Saturday 31 December 2016

The State of Bastionland

Bastionland isn't really a state. It's a way of thinking that generally shares a few ideas:

  1. Bastion is important enough that even those outside it must surely accept that they live in Bastionland.
  2. Anyone that doesn't think Bastion is important clearly isn't intelligent enough to form their own state, so they're included too.
  3. The theory is that all Far Lands have a Bastion of their own, so of course they're included, even if they're Enemies of Bastionland. 

Nobody owns the Bastionland idea, the Mouse Queen is just one person that supposedly threw the word around, and I don't think she's even real.
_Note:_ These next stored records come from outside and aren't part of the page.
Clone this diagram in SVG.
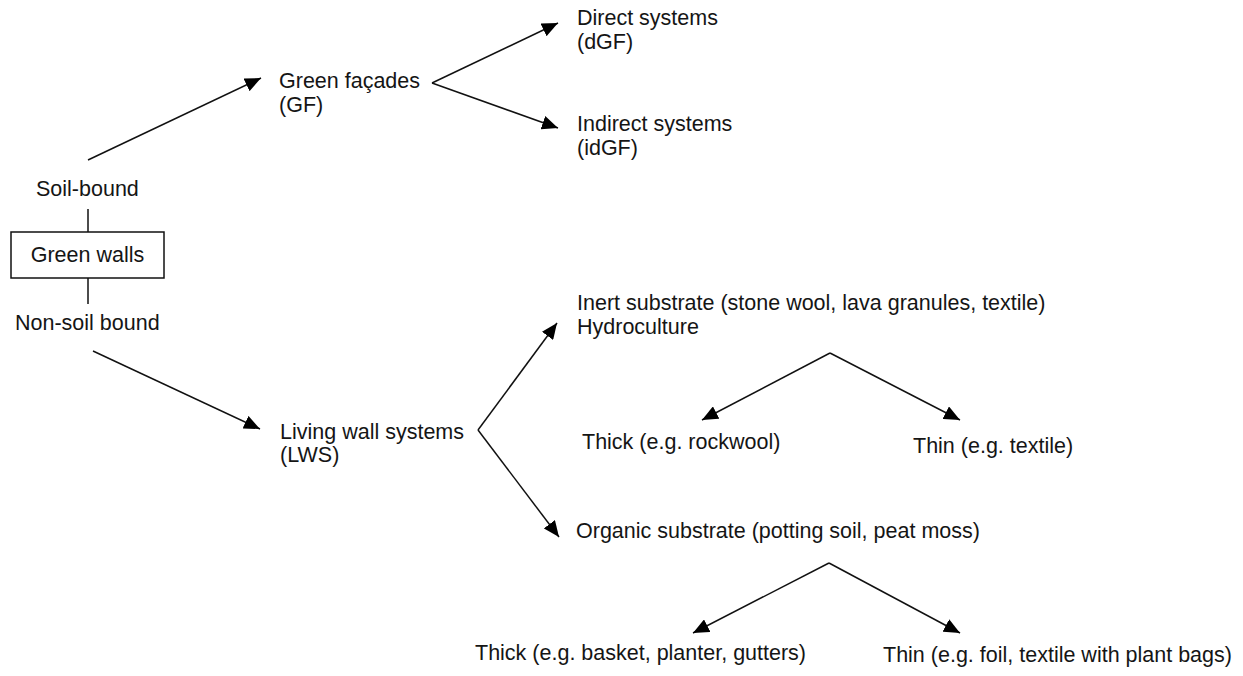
<svg xmlns="http://www.w3.org/2000/svg" width="1243" height="676" viewBox="0 0 1243 676">
  <style>
    text { font-family: "Liberation Sans", Arial, sans-serif; font-size: 21.5px; fill: #151515; }
    .conn line { stroke: #111; stroke-width: 1.5; fill: none; }
    .box { fill: #fff; stroke: #111; stroke-width: 1.5; }
  </style>
  <defs>
    <marker id="ah" viewBox="0 0 16 14" refX="16" refY="7" markerWidth="16" markerHeight="14" markerUnits="userSpaceOnUse" orient="auto">
      <path d="M0,0 L16,7 L0,14 Z" fill="#000"/>
    </marker>
  </defs>
  <rect width="1243" height="676" fill="#fff"/>

  <g class="conn" id="connectors">
    <line x1="88" y1="209" x2="88" y2="232"/>
    <line x1="88" y1="278" x2="88" y2="304"/>
    <line x1="88" y1="160" x2="261" y2="78" marker-end="url(#ah)"/>
    <line x1="432" y1="83" x2="558" y2="23" marker-end="url(#ah)"/>
    <line x1="432" y1="83" x2="558" y2="128" marker-end="url(#ah)"/>
    <line x1="93" y1="351" x2="260" y2="429" marker-end="url(#ah)"/>
    <line x1="478" y1="430" x2="557" y2="323" marker-end="url(#ah)"/>
    <line x1="478" y1="430" x2="559" y2="537" marker-end="url(#ah)"/>
    <line x1="830" y1="353" x2="702" y2="420" marker-end="url(#ah)"/>
    <line x1="830" y1="353" x2="960" y2="420" marker-end="url(#ah)"/>
    <line x1="829" y1="563" x2="693" y2="633" marker-end="url(#ah)"/>
    <line x1="829" y1="563" x2="960" y2="633" marker-end="url(#ah)"/>
  </g>

  <g id="green-walls">
    <rect class="box" x="11" y="232" width="153" height="46"/>
    <text x="87.5" y="262" text-anchor="middle">Green walls</text>
  </g>
  <g id="soil-bound"><text x="36" y="196">Soil-bound</text></g>
  <g id="non-soil-bound"><text x="15" y="330">Non-soil bound</text></g>
  <g id="green-facades">
    <text x="279" y="88">Green façades</text>
    <text x="279" y="112">(GF)</text>
  </g>
  <g id="direct-systems">
    <text x="577" y="25">Direct systems</text>
    <text x="577" y="49">(dGF)</text>
  </g>
  <g id="indirect-systems">
    <text x="577" y="131">Indirect systems</text>
    <text x="577" y="155">(idGF)</text>
  </g>
  <g id="living-wall-systems">
    <text x="280" y="439">Living wall systems</text>
    <text x="280" y="462">(LWS)</text>
  </g>
  <g id="inert-substrate">
    <text x="577" y="310">Inert substrate (stone wool, lava granules, textile)</text>
    <text x="577" y="334">Hydroculture</text>
  </g>
  <g id="inert-thick"><text x="582" y="449">Thick (e.g. rockwool)</text></g>
  <g id="inert-thin"><text x="913" y="453">Thin (e.g. textile)</text></g>
  <g id="organic-substrate">
    <text x="576" y="538">Organic substrate (potting soil, peat moss)</text>
  </g>
  <g id="organic-thick"><text x="475" y="660">Thick (e.g. basket, planter, gutters)</text></g>
  <g id="organic-thin"><text x="883" y="662">Thin (e.g. foil, textile with plant bags)</text></g>
</svg>
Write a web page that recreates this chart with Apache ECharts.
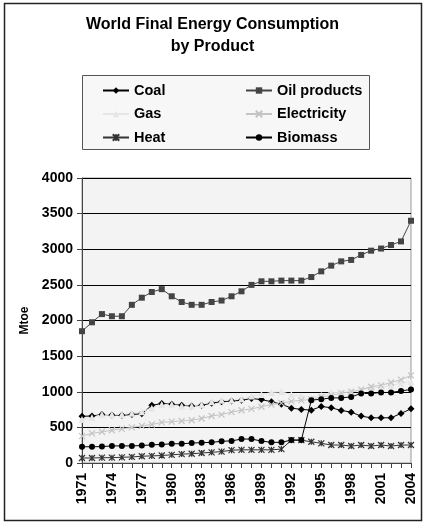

Don't even start a discussion about flags and constitutions.

But this is a double-meaning post. So I also wanted to give an update on the state of the Into the Odd Toolkit that shares the codename of Bastionland.

It's a worldbook where all fluff is tied to a part of the actual game. Baked-in setting description taken to the next level.

Tentatively, the table of contents will look like this.

Creating your Character
Playing the Game
100 Character Backgrounds
For Referees
Planning the Places
Planning the Danger
Planning the People
Running the Game
Running Bastion
Running the Underground
Running Deep Country
Running the Far Lands

Each of those sections (excluding the character backgrounds) will fit on a 2 page spread, so you open the book to that part and have everything you need.

The Running the Game sections are intended to work like a sort of GM Screen for that specific place, giving you everything you need on hand to make that part of the world feel right. And as Into the Odd isn't big on reference charts and formulas, that content is going to be distilled Referee direction on running that place in the most evocative and effective way.

Playing the Game is almost entirely unchanged from the core game, besides cleaning things up and maybe one rule change regarding how Rests work. This isn't a new edition of the rules.

Meanwhile, the new character Backgrounds replace Starter Packages, but function very similarly.

You compare your Highest and Lowest Ability Scores on a chart to find your starter Package number between 1 and 100. You go to that page to get something like this.

Or maybe this.

More meat than the old starter packages, but still fits nicely onto an index card when you pull out your results.

Not pictured is a small section at the bottom of each Background that also gives you a Contact in the world and a couple of other pieces of information that may or may not make the final cut of the book.

These character backgrounds are the window into the world. There are no timelines or maps of Bastion. They're for players, but the Referee can flick open to any one of them and pull out chunks of the world. If 100 Backgrounds seems excessive, that's the reason.

Dare to dream of Bastionland in 2017.